I read a fascinating article from Today, on Facebook. It was written by Meghan Holohan on March 29, 2019, and is titled “ ‘Adulting’ Class at Kentucky high school teaches crucial life skills.”
What a great concept! I’ve always thought high schools and colleges should offer life skills classes so kids aren’t left totally unprepared when they move into adulthood (that is if their parents don’t prepare them, which most don’t).
In the Kentucky school, ‘Adulting’ seminars were offered and the response was overwhelming and positive. Parents were as thrilled as the kids when the project started blowing up on the internet. Seniors could choose three out of eleven workshops to attend with the goal of gaining more general knowledge and specific skills needed to help them navigate their lives after high school.
The classes offered were awesome and totally practical. Some of them were: Dorm Room Cooking, How To Interact With the Police (I’m assuming it’s an inner city school), Healthy Relationships and Boundaries, It’s Money, Baby, i.e. Personal Finance, Writing a Resume and Cover Letter, Filling out an Application, Basics of Checking and Savings and When you Need to See A Doctor.
The first class to fill up was dorm room cooking. The Police were the second most popular and the third was Healthy Relationships. Apparently, a lot of young girls were not sure how and when to set boundaries in a relationship and what you should and should not expect — or accept — in a relationship. If you don’t see good relationships in your life, I guess you need to be taught what a good one looks like and how to get it. Very sad.

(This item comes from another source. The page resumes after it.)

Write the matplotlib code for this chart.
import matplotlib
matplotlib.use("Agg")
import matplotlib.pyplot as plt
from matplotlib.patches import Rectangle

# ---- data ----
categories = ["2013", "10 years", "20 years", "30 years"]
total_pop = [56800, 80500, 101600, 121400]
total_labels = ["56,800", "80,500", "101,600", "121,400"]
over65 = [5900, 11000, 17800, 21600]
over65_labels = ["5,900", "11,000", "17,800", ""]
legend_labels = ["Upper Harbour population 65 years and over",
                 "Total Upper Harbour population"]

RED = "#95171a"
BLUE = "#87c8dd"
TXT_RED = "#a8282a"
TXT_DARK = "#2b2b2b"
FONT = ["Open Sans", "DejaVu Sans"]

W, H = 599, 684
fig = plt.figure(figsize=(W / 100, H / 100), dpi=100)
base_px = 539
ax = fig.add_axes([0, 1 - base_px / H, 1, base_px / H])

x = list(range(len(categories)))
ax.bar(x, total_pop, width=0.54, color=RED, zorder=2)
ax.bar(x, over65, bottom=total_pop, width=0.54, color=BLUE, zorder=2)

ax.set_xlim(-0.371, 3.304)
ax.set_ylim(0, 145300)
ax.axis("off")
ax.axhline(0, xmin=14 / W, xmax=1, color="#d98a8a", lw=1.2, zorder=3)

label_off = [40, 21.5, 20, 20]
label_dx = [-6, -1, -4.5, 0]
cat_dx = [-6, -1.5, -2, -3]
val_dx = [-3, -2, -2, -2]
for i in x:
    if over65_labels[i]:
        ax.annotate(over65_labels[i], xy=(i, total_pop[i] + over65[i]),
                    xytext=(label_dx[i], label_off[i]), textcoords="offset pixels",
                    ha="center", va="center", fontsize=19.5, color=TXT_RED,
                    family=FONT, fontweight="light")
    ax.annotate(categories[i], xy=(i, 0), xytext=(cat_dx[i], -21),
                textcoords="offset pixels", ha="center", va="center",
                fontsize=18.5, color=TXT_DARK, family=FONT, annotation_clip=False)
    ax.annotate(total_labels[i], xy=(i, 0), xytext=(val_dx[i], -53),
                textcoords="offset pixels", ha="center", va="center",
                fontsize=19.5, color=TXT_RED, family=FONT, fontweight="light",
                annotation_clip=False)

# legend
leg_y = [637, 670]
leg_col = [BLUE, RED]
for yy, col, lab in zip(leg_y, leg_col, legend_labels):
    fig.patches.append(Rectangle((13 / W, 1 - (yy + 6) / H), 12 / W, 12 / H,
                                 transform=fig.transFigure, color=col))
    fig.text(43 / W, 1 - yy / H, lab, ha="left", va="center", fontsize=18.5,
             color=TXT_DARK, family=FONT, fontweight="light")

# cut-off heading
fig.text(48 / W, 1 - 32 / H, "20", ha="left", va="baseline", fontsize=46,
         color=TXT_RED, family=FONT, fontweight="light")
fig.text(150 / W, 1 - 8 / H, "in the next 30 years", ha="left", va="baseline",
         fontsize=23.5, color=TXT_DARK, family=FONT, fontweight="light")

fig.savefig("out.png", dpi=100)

This school’s adulting classes are hopefully the start of a new trend. I looked online and found an adulting class for millennials that teaches them ‘survival’ skills like monthly budgeting and how to open a wine bottle with a cork. A library in Oregon offers “Adulting 101: Basic How-To’s for ages 16-25.”

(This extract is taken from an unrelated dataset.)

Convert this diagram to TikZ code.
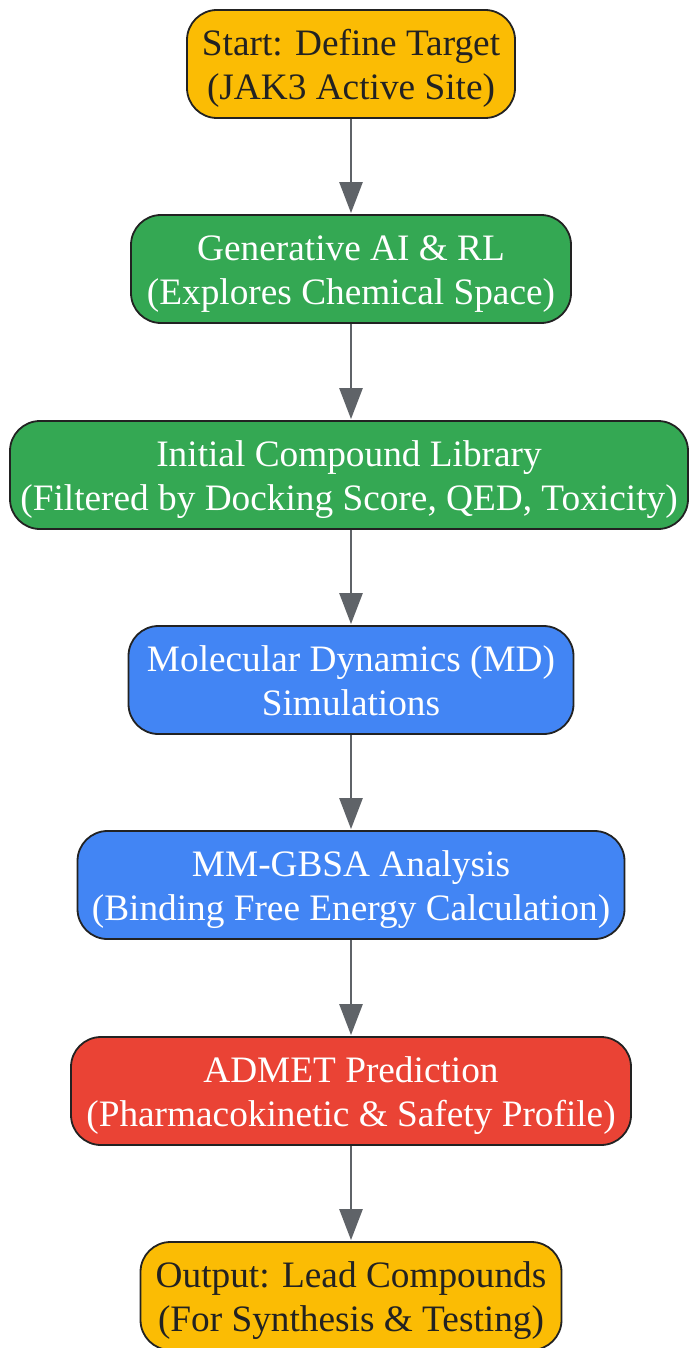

Apparently, neither mainstream schools or parents are preparing kids to take on the world beyond home and high school.
I’ve read several conflicting explanations for why kids today seem so clueless when it comes to basic adulthood skills. Some blame it on the fact that so many kids continue to live at home through their 20’s, and even later. But one article pointed out that in the 1940s, people lived at home in even larger numbers and for even longer periods than recent generations. But those kids also did chores and were given adult responsibilities while at home, so making it in the real world was not a problem for them when the time came.

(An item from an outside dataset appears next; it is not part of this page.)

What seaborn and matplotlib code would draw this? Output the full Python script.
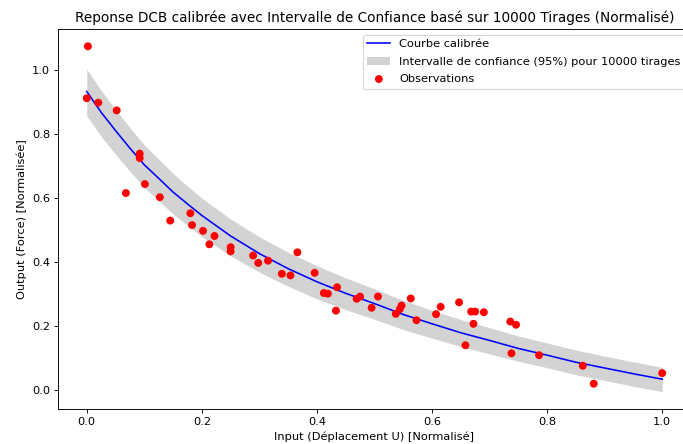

That points to late 20th-century parenting as the problem.
One author argues that both parents usually have to work crazy hours just to provide good lives for their families, so no one has time to teach life skills to their kids. Another author blames helicopter or snowplow parents who treat their kids like delicate, pampered snowflakes, do everything for them and expect nothing from them.
Another school of thought blames high schools, which used to teach skills like cooking, shop, and bookkeeping but now don’t. My husband had a great home economics class and learned how to cook as a teenager. He was the only boy in a class full of girls! Win, win!
Another author argues that every generation of young adults is equally ignorant of life skills and that most people learn them in the field, as adults. I had never cooked a thing until I reached law school and had my first apartment. Many kids don’t have their own checkbooks when they live with their parents and so they don’t learn how to manage one until they are living and working on their own.
I’m not sure which theory I believe, but I agree with the person who said that whatever the root causes of their egregious lack of ‘adult’ knowledge, the kids today should be commended for trying to learn what they realize they don’t know.
Hopefully, there will be a big spike in enrollment in the Adulting School that has opened, which offers classes in cooking, sewing, and basic conflict resolution. I know some adults who could use those classes. I know many career women who don’t know the first thing about cooking, except ordering out. I still can’t balance a checkbook.